The family's pets four grown dogs, three puppies and a cat were dropped off at the Old County Hospital in Oroville.
Four horses who belonged to a neighbor but were on the Mollet's 240-acre property were left behind.
"Right now, the house and property are OK, and as far as I know the horses are still there unless the animal rescue team got them," Mollet said.
The Swedes fire, which started Friday afternoon southeast of Oroville, had grown to 1,995 acres by Sunday evening, and threatened about 700 homes.
It was 45 percent contained as of Sunday morning, with 900 firefighters working it.
It was one of at least 10 wildfires that thousands of federal, state and local firefighters fought in California on Sunday.
In Placer County, the American fire, in steep terrain near Foresthill, had consumed nearly 13,000 acres and was 45 percent contained.
Nearly 1,500 firefighters were battling the fire, whose smoke was creating breathing problems from the Lake Tahoe region to the Valley.
No structures were burned and no people were reported injured in the fire.
However, officials said they are concerned by weather reports of thunderstorms and dry lightning strikes today through Wednesday.
In Butte County, a new evacuation warning was issued Sunday afternoon for homes northwest of the blaze, which already had consumed one home, one garage, three outbuildings and a number of vehicles.
"A warning gives people plenty of time to prepare to leave; an evacuation order means that we're encouraging them to leave," said Mary Ann Alridge, fire prevention specialist with Cal Fire/Butte County Fire.
On Friday, Mollet was in Oroville at the time that the Swedes fire started.
"The fire was on the other side of the street and it looked like it was heading toward the lake," she said. She was allowed to go home Friday night.
"The whole hill was on fire," she said. "You could see it better at night it's all red, with flames 20 to 30 feet high. It's timber and brush, and there might have been wind."
At around 1 p.m. Saturday, Mollet was down the hill from the house, watching the fire, when sheriff's deputies came and told the family they had to leave.
She ran up the hill, grabbed her two kids Joseph, 14, and Raina, 11 and managed to round up three of the dogs Houdini, Snoopy and Beethoven and the cat, Girl, and piled into her brown Dodge Durango.
Her mother, Janet Jones, who lives with Mollet, and her brother, Daniel Jones, 31, of Oroville took Rosie, a 2-year-old shepherd lab mix, and her 3 1/2-month-old puppies and put them into Janet Jones' sedan.

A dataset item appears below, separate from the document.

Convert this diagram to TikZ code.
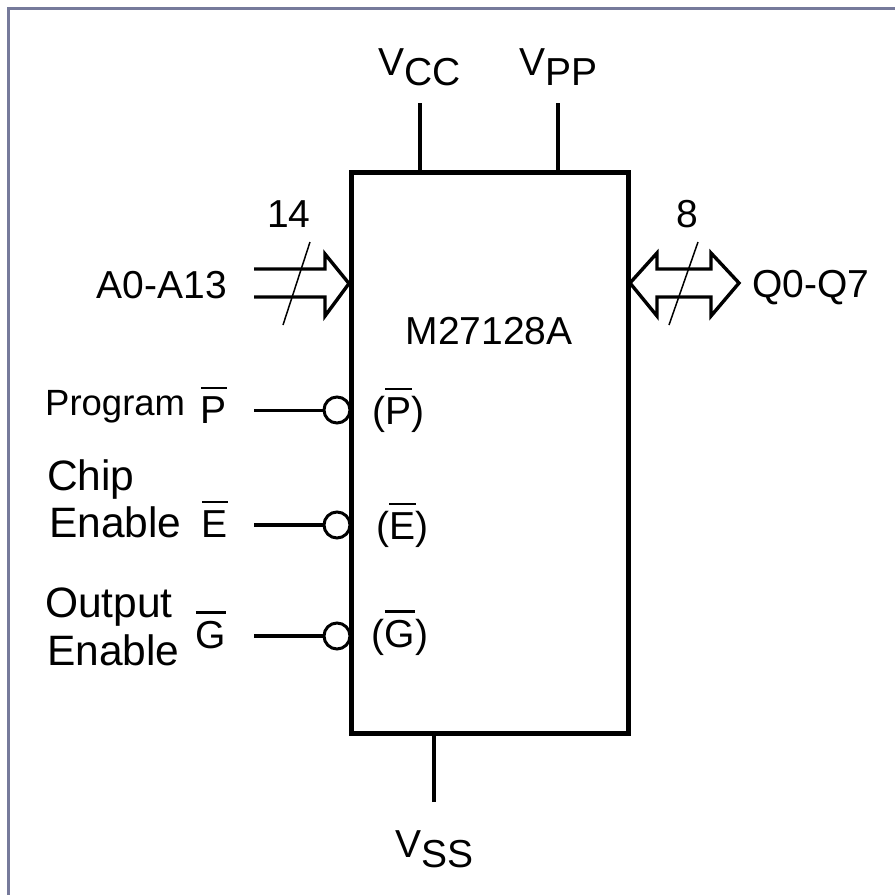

Mollet's sister, Elizabeth Jones, 32, who also lives with Mollet, also hopped into the car, which led the caravan.
Mollet's grandfather, Louie Brown, 81, who owns the house and property, left last in his pickup truck.
Mollet spent the weekend shuttling among the evacuation centers.
"I have to go to the animal shelter two to three times a day to help with the dogs," she said.
A steady stream of people have been dropping by the Church of the Nazarene since it was opened as an evacuation center.
"A lot of them stopped by to tell us that they're OK, but then they go to families or hotels," Deditch said.
As of early Sunday evening, a total of 11 people were planning to stay at the church for the night.
Meanwhile, more than 50 volunteers with the North Valley Animal Disaster Group were taking in or checking on pets and animals taken to the centers.
Small animals were sent to the old county hospital, at 2279 Del Oro Ave., while the larger ones went to the Camelot Equestrian Center, at 1985 Clark Road.
As of late Sunday afternoon, the two centers had 28 dogs, 25 goats, 21 cats, 20 horses, 18 rabbits, 12 chickens and one rooster.
"The number of rabbits may be expanding," said Kate Leyden, a volunteer with the group. "We have one new nest."
With the newest evacuation warning, she said, the group is bracing for more animals to come into the two centers.
"If there is active evacuation, we will be there," Leyden said. "Humans will not evacuate without their animals."